Why Do Chainsaws Kickback?

One of the most common causes of injury when using a chainsaw is kick back. Kickback is when the chainsaw blade will rapidly jerk upwards, usually towards the operators face, and can cause serious, or fatal, injuries. Kickback is a constant concern for chainsaw manufacturers because of it’s inherently dangerous nature. All modern chainsaws come with a variety of technologies that attempt to reduce the potential for kickback, but no technology has managed to remove kick back completely. Reducing kickback is also the responsibility of the operator, and understanding why chainsaws kickback is the first step in reducing the risk of serious injury.

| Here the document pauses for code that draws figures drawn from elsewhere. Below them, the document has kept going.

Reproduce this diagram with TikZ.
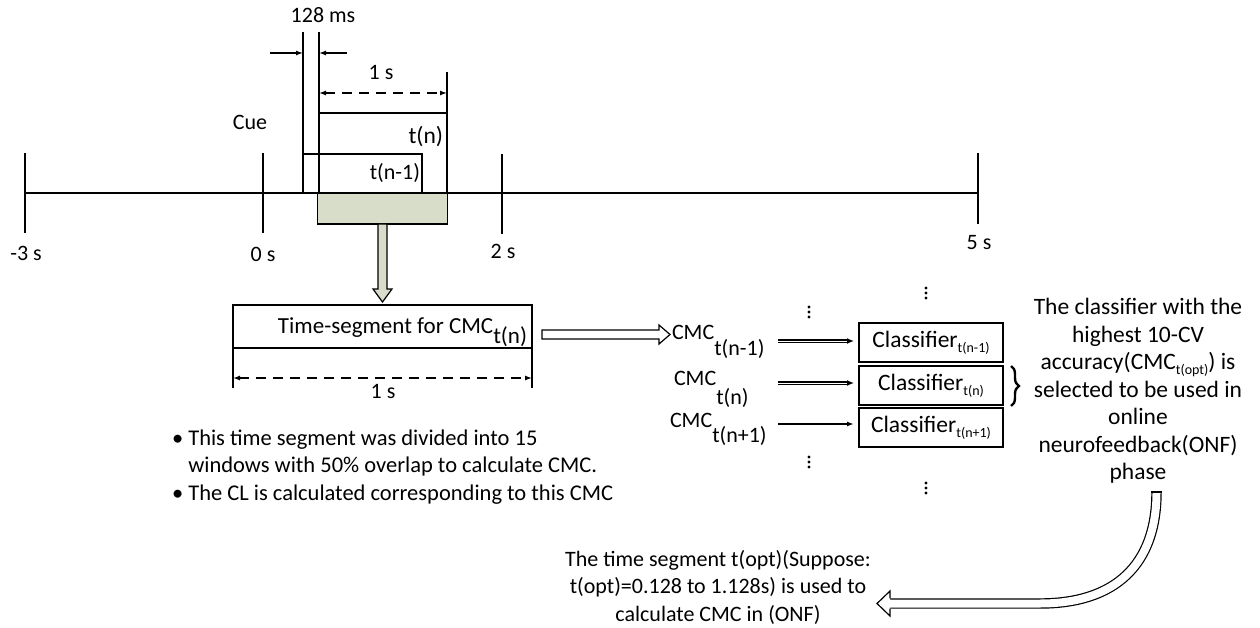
\documentclass[tikz,border=0pt]{standalone}
\usepackage{fontspec}
\setmainfont{Carlito}
\usetikzlibrary{arrows.meta,decorations.pathreplacing}
\definecolor{segfill}{RGB}{215,221,200}
\newcommand{\smsub}[1]{\raisebox{-0.22em}{\fontsize{14}{14}\selectfont #1}}
\begin{document}
\begin{tikzpicture}[x=1pt,y=-1pt,
  every node/.style={font=\fontsize{22}{27.5}\selectfont, inner sep=0pt, outer sep=0pt},
  big/.style={font=\fontsize{23.5}{27.5}\selectfont},
  ln/.style={line width=1.6pt},
  frame/.style={draw, line width=1.6pt, anchor=north west},
  dimarr/.style={line width=1.3pt, dash pattern=on 10pt off 7pt, {Latex[length=7pt,width=5pt]}-{Latex[length=7pt,width=5pt]}},
  tiparr/.style={line width=1.3pt, -{Latex[length=7pt,width=5pt]}},
  dblarr/.style={line width=1.6pt, double, double distance=0.8pt, -{Latex[length=7pt,width=6pt]}},
  sglarr/.style={line width=1.4pt, -{Latex[length=7pt,width=5pt]}},
  hollow/.style={line width=1.2pt, line join=miter},
]
\useasboundingbox (0,0) rectangle (1260,628);

% ---- timeline
\coordinate (tlA) at (25,193);
\coordinate (tlB) at (978,193);
\draw[ln] (tlA) -- (tlB);
\draw[ln] (25,153) -- (25,233);
\draw[ln] (263,153) -- (263,233);
\draw[ln] (502,154) -- (502,234);
\draw[ln] (978,153) -- (978,224);
\node (lm3) at (26,253) {-3 s};
\node (l0) at (263,254) {0 s};
\node (l2) at (503,251) {2 s};
\node (l5) at (979,243) {5 s};

% ---- green segment
\node[frame, line width=1.8pt, fill=segfill, minimum width=130pt, minimum height=31pt] (green) at (317.5,193) {};

% ---- windows
\draw[ln] (303,32) -- (303,193);
\draw[ln] (319,32) -- (319,113);
\node[frame, minimum width=128pt, minimum height=80pt] (tn) at (319,113) {};
\node[frame, line width=1.3pt, minimum width=119pt, minimum height=39pt] (tnm) at (303,154) {};
\node[anchor=east, big] (tnl) at (443,137) {t(n)};
\node[anchor=east] (tnml) at (420,173) {t(n-1)};

% ---- 1 s dimension (top)
\draw[ln] (447,72) -- (447,113);
\coordinate (dA) at (319,93);
\coordinate (dB) at (447,93);
\draw[dimarr] (dA) -- (dB);
\node (ones) at (381,73) {1 s};

% ---- 128 ms
\coordinate (mA) at (270,53);
\coordinate (mAe) at (303,53);
\coordinate (mB) at (347,53);
\coordinate (mBe) at (319,53);
\draw[tiparr] (mA) -- (mAe);
\draw[tiparr] (mB) -- (mBe);
\node (ms) at (323,15) {128 ms};
\node (cue) at (250,122) {Cue};

% ---- time segment box
\node[frame, minimum width=299pt, minimum height=43pt] (seg) at (233,305) {};
\node[anchor=base east, font=\fontsize{23}{27.5}\selectfont] (segtxt) at (527,333) {Time-segment for CMC\raisebox{-10pt}{t(n)}};

% down arrow green -> seg
\draw[line width=1.2pt, fill=segfill, line join=miter] (378,224) -- (387,224) -- (387,289) -- (392,289) -- (382.5,302) -- (373,289) -- (378,289) -- cycle;

% ---- lower 1 s dimension
\draw[ln] (233,348) -- (233,388);
\draw[ln] (532,348) -- (532,388);
\coordinate (eA) at (233,378);
\coordinate (eB) at (532,378);
\draw[dimarr] (eA) -- (eB);
\node (ones2) at (383,391) {1 s};

% ---- bullets
\node[anchor=base west, align=left, font=\fontsize{22.5}{27.5}\selectfont] (bul) at (172,500) {\textbullet\ This time segment was divided into 15\\\hphantom{\textbullet\ }windows with 50\% overlap to calculate CMC.\\\textbullet\ The CL is calculated corresponding to this CMC};

% ---- hollow arrow seg -> CMC
\draw[hollow] (542,330) -- (659,330) -- (659,325) -- (670,334.5) -- (659,344) -- (659,339) -- (542,339) -- cycle;

% ---- CMC labels
\node[anchor=base west] (c1) at (672,339) {CMC\raisebox{-16pt}{t(n-1)}};
\node[anchor=base west] (c2) at (674,385) {CMC\raisebox{-19pt}{t(n)}};
\node[anchor=base west] (c3) at (670,427) {CMC\raisebox{-15pt}{t(n+1)}};

% ---- classifiers
\node[frame, big, minimum width=144pt, minimum height=39pt] (k1) at (859,323) {Classifier\smsub{t(n-1)}};
\node[frame, big, minimum width=144pt, minimum height=39pt] (k2) at (859,366) {Classifier\smsub{t(n)}};
\node[frame, big, minimum width=144pt, minimum height=39pt] (k3) at (859,408) {Classifier\smsub{t(n+1)}};

\coordinate (a1) at (778,341);
\coordinate (a2) at (778,383);
\coordinate (a3) at (778,424);
\draw[dblarr, shorten >=5pt] (a1) -- (a1 -| k1.west);
\draw[dblarr, shorten >=5pt] (a2) -- (a2 -| k2.west);
\draw[sglarr, shorten >=5pt] (a3) -- (a3 -| k3.west);

% ---- vertical dots
\foreach \x/\y in {809/312, 809/462, 926/293, 926/488}{
  \foreach \d in {-5,0,5} \fill (\x,\y+\d) circle (1.6pt);
}

% ---- brace
\draw[line width=2.4pt, decorate, decoration={brace, amplitude=8pt}] (1011,366) -- (1011,406);

% ---- right text
\node[align=center, big] (sel) at (1138,391) {The classifier with the\\highest 10-CV\\accuracy(CMC\smsub{t(opt)}) is\\selected to be used in\\online\\neurofeedback(ONF)\\phase};

% ---- curved hollow arrow
\draw[line width=1.2pt, double=white, double distance=8pt] (1156.5,492) .. controls (1156.5,565) and (1115,603.5) .. (1040,603.5) -- (890,603.5);
\draw[line width=1.2pt] (1151.3,492) -- (1161.7,492);
\fill[white] (890,591) -- (877,603.5) -- (890,616) -- cycle;
\draw[hollow] (890,598.4) -- (890,591) -- (877,603.5) -- (890,616) -- (890,608.6);

% ---- bottom text
\node[align=center] (tsel) at (718,587) {The time segment t(opt)(Suppose:\\t(opt)=0.128 to 1.128s) is used to\\calculate CMC in (ONF)};
\end{tikzpicture}
\end{document}
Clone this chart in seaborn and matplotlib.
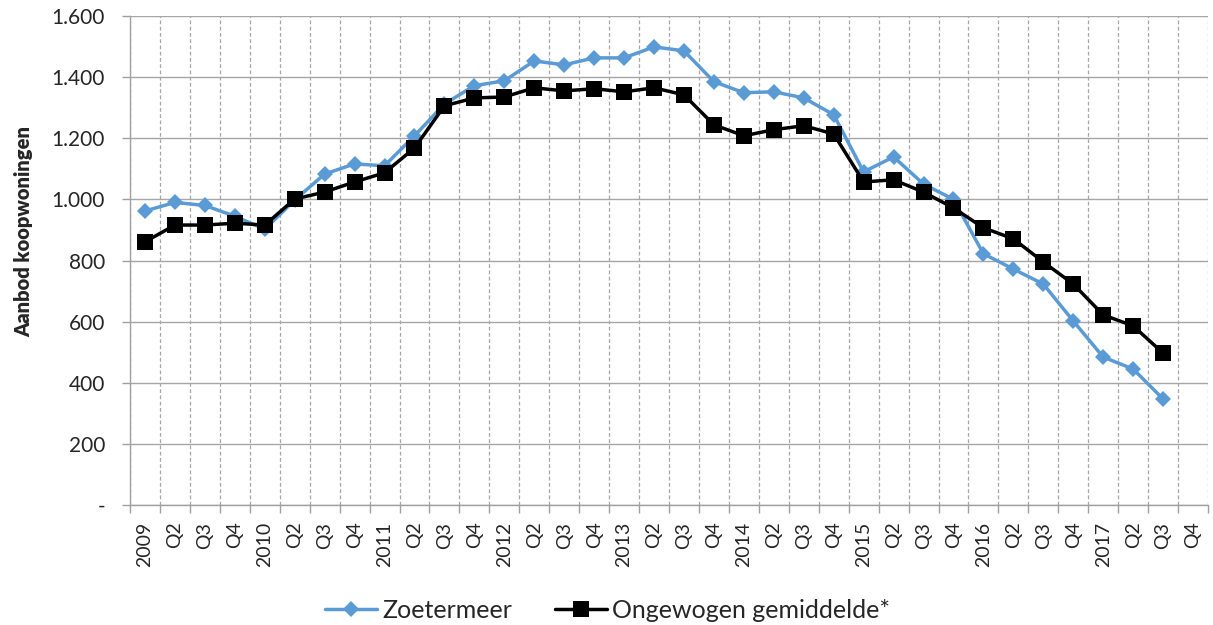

Where is the Kickback zone?

Chainsaw blades will face away from the user on the upper half of the saw, and towards the user on the lower half of the saw, where the chainsaw cuts. The region where kickback is most likely is the upper half of the saw at the end of the blade. When the saw is laid flat, the upper 45 degrees is known as the kickback zone. It is this area that is most likely to cause kickback during use.

Why does kickback happen

Kickback happens when the blades of the chainsaw get caught in the object being cut. The most likely cause of kickback is when the operator is cutting and the saw enters the object at the kickback zone. In the kickback zone, the least amount of downward force is applied. This means that, as the blades curve over the top of the saw, they get caught in object being cut. The relative lack of cutting force causes the blades to change from cutters into levers. The levers attach to the material being cut and force the blade upwards in a rapid motion. Needless to say this process happens in an instant, is incredibly dangerous and pushes the saw upwards with all the force that is in the motion of the chain.

How to reduce kickback

Now you know why, where and how kickback occurs you are best placed to avoid kickback. Because kick occurs in a specific region of the saw, the first thing to do is to avoid using the saw in the kickback zone. Avoiding the kickback zone will reduce the chances of kickback greatly, although not completely. Another reason for kick back is because the blades are not sharp enough. The less sharp the blade, the more likely they are to act like levers. Maintaining a sharp tool is paramount to reducing the chances of kickback. The final reason as to why kickback occurs and how to reduce it is by making sure the blades are the right way around. If you’re chainsaw chain is fitted the wrong way you will have a dull chainsaw that is very likely to kickback because it will be less sharp. Have your chainsaw checked regularly to make sure it is sharp, correctly fitted and ready to use. Always avoid the kickback area where possible and, most importantly, never stand directly behind the saw when using it.